HELIOT: LLM-Based CDSS for Adverse Drug Reaction Management
Gabriele De Vito, Filomena Ferrucci, Athanasios Angelakis
TL;DR
HELIOT tackles medication safety by using a Retrieval-Augmented Generation workflow to interpret unstructured clinical narratives and produce context-aware adverse drug reaction alerts. It integrates a modular, scalable pharma knowledge base with an LLM-driven decision-support loop, supporting streaming, service-oriented deployment. In synthetic evaluations, HELIOT achieves high classification accuracy and reduces interruptive alerts, indicating improved specificity over traditional CDSSs.

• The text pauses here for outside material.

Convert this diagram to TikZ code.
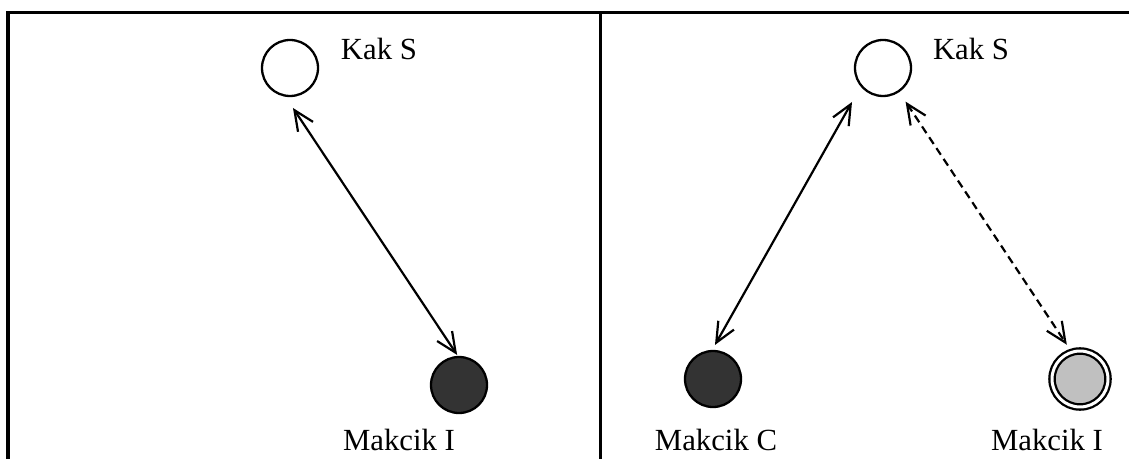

The work establishes a foundation for real-world validation and deployment across care settings to enhance patient safety and reduce costs associated with adverse drug events.
Abstract
Medication errors significantly threaten patient safety, leading to adverse drug events and substantial economic burdens on healthcare systems. Clinical Decision Support Systems (CDSSs) aimed at mitigating these errors often face limitations when processing unstructured clinical data, including reliance on static databases and rule-based algorithms, frequently generating excessive alerts that lead to alert fatigue among healthcare providers. This paper introduces HELIOT, an innovative CDSS for adverse drug reaction management that processes free-text clinical information using Large Language Models (LLMs) integrated with a comprehensive pharmaceutical data repository. HELIOT leverages advanced natural language processing capabilities to interpret medical narratives, extract relevant drug reaction information from unstructured clinical notes, and learn from past patient-specific medication tolerances to reduce false alerts, enabling more nuanced and contextual adverse drug event warnings across primary care, specialist consultations, and hospital settings. An initial evaluation using a synthetic dataset of clinical narratives and expert-verified ground truth shows promising results. HELIOT achieves high accuracy in a controlled setting. In addition, by intelligently analyzing previous medication tolerance documented in clinical notes and distinguishing between cases requiring different alert types, HELIOT can potentially reduce interruptive alerts by over 50% compared to traditional CDSSs. While these preliminary findings are encouraging, real-world validation will be essential to confirm these benefits in clinical practice.